Crítico de cinema da Folha há mais de 15 anos, Inácio Araujo, 49, trabalha há quase três décadas na realização de filmes.

Folha - Como surgiu a idéia de filmar seu próprio romance?
Inácio Araujo -
O projeto surgiu em 1989, na época da Casa de Imagens, uma produtora cooperativa de cineastas de São Paulo. Mas o projeto acabou não vingando, a Casa de Imagens foi abortada com o processo de desmonte da produção de cinema no país. Só agora o filme se viabilizou. Nesses quase dez anos, muita coisa aconteceu. Resolvi refazer o roteiro mudando as gerações das moças. Achei importante introduzir um diálogo com a época atual.
Folha - Do ponto de vista narrativo, o que muda, do livro ao filme?
Araujo -
O romance é narrado pelo personagem Leon. O filme tem que narrar a si próprio, acompanhando o ponto de vista da casa das meninas. É como uma narração em terceira pessoa.
A estrutura narrativa será próxima a do livro. As histórias se imbricam, uma vai alimentando a outra. À parte isso, o romance é um meio analítico, o cinema é um meio sintético. Muitos dos episódios do livro tiveram que ser suprimidos, senão daria um filme maior do que "Os Dez Mandamentos". Será um filme prosaico, narrativo. Não tenho intenção de fazer um filme ensaístico.
Folha - Onde vai ser filmado?
Araujo -
Uns 70% serão feitos em estúdio, uns 30% em locações. Como se trata basicamente de uma casa, com cômodos pequenos, é mais barato e prático fazer em estúdio, para facilitar a iluminação, os movimentos de câmera etc.
Folha - O filme vai manter a "paulistanidade" do livro?
Araujo -
Sim.

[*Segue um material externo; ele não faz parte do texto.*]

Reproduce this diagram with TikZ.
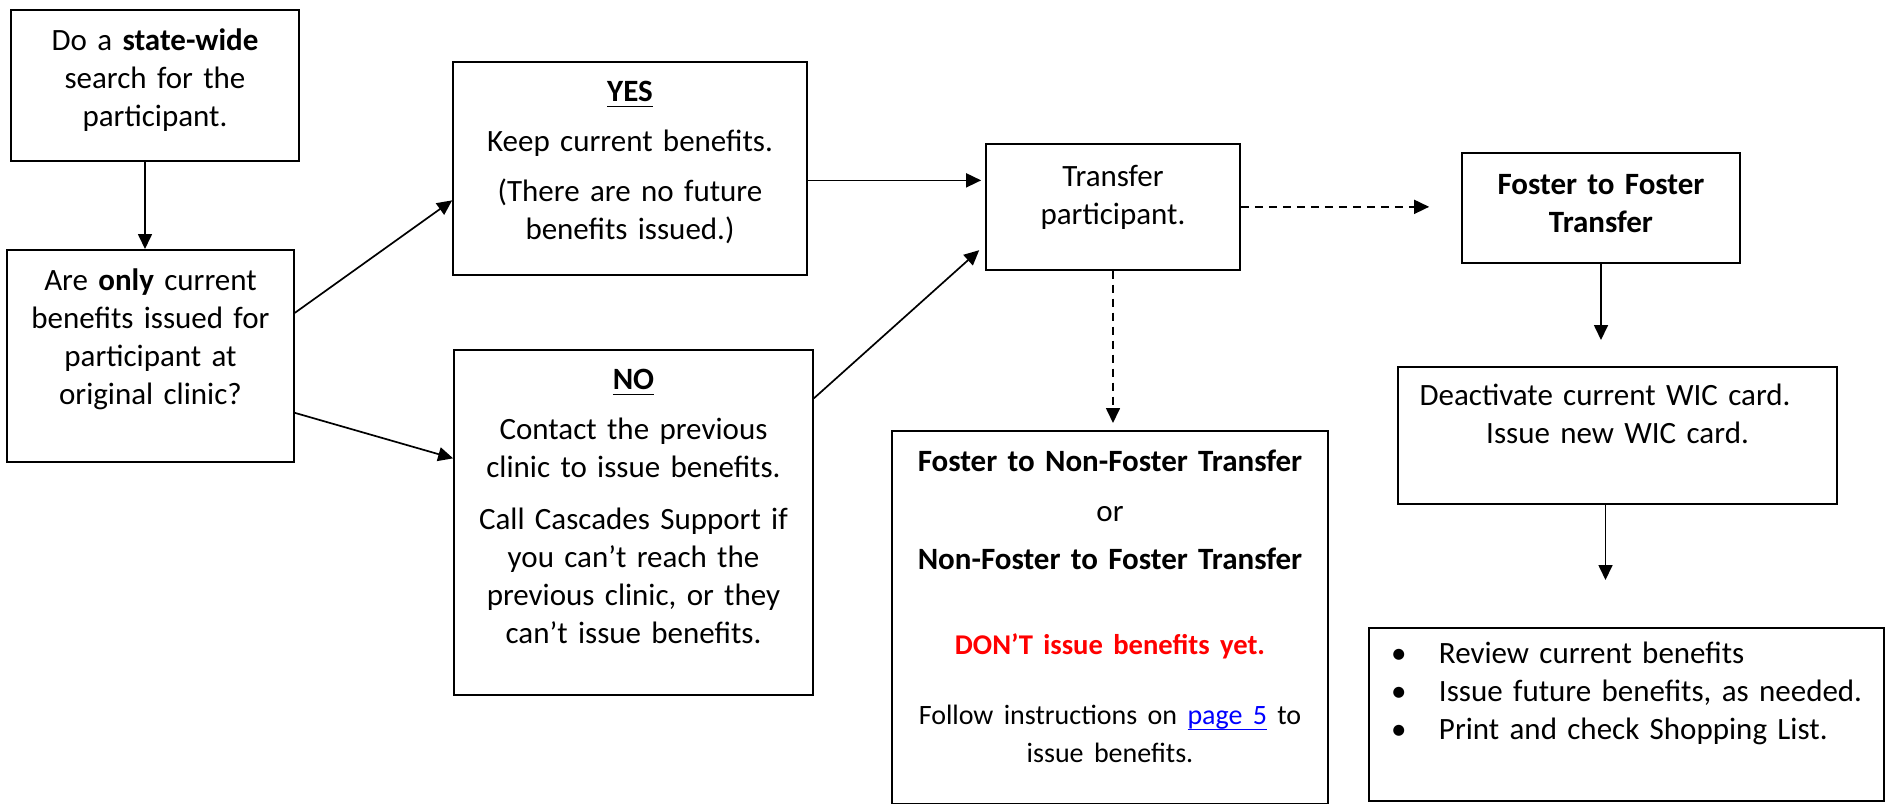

É um filme da cidade de São Paulo. Ele se passa num lugar e num tempo específicos. Não poderia ser feito em qualquer lugar. Quero refletir um espírito que existe aqui.
Folha - Você fez um episódio do filme "As Safadas", em 1982, e depois não dirigiu mais. Por quê?
Araujo -
O cinema em que eu trabalhava, e do qual eu gostava, era o da Boca do Lixo, onde você mexia com o repertório do filme popular. No início dos anos 80, esse cinema estava acabando, estava já virando o cinema pornô.
Logo em seguida a Folha me convidou para trabalhar como crítico, e eu achei isso muito mais interessante do que fazer cinema naquelas circunstâncias, principalmente para mim, que sempre fui incapaz de correr atrás de financiamento, de relações pessoais etc.
Folha - O que mudou no cinema brasileiro desde que você dirigiu o episódio de "As Safadas"?
Araujo -
Puxa, mudou tanta coisa. O fim da Embrafilme, embora tenha sido muito traumático no momento, no fim das contas foi uma coisa boa. Era um lugar de muita politicagem. Uma coisa é existir uma política para cinema. Outra coisa é a politicagem que se desenvolve em torno do cinema.
Agora está havendo uma renovação muito interessante, com cineastas muito fortes aparecendo. Só no ano passado estrearam a Tata Amaral ("Um Céu de Estrelas"), o Paulo Caldas e o Lírio Ferreira ("Baile Perfumado"), o Beto Brant ("'Os Matadores"). Foram três estréias animadoras. Tecnicamente houve também um progresso muito grande.
Apesar de tudo isso, sinto que o cinema brasileiro ainda é um cinema que está entrando pela porta do fundo, tendo a toda hora que demonstrar para o espectador que vale a pena, que pode existir.
O risco que você corre com isso é o de ter um cinema muito certinho, que foge ao espírito do cinema em que eu me formei, que era o de que aquilo que você tem a dizer é mais importante do que tudo.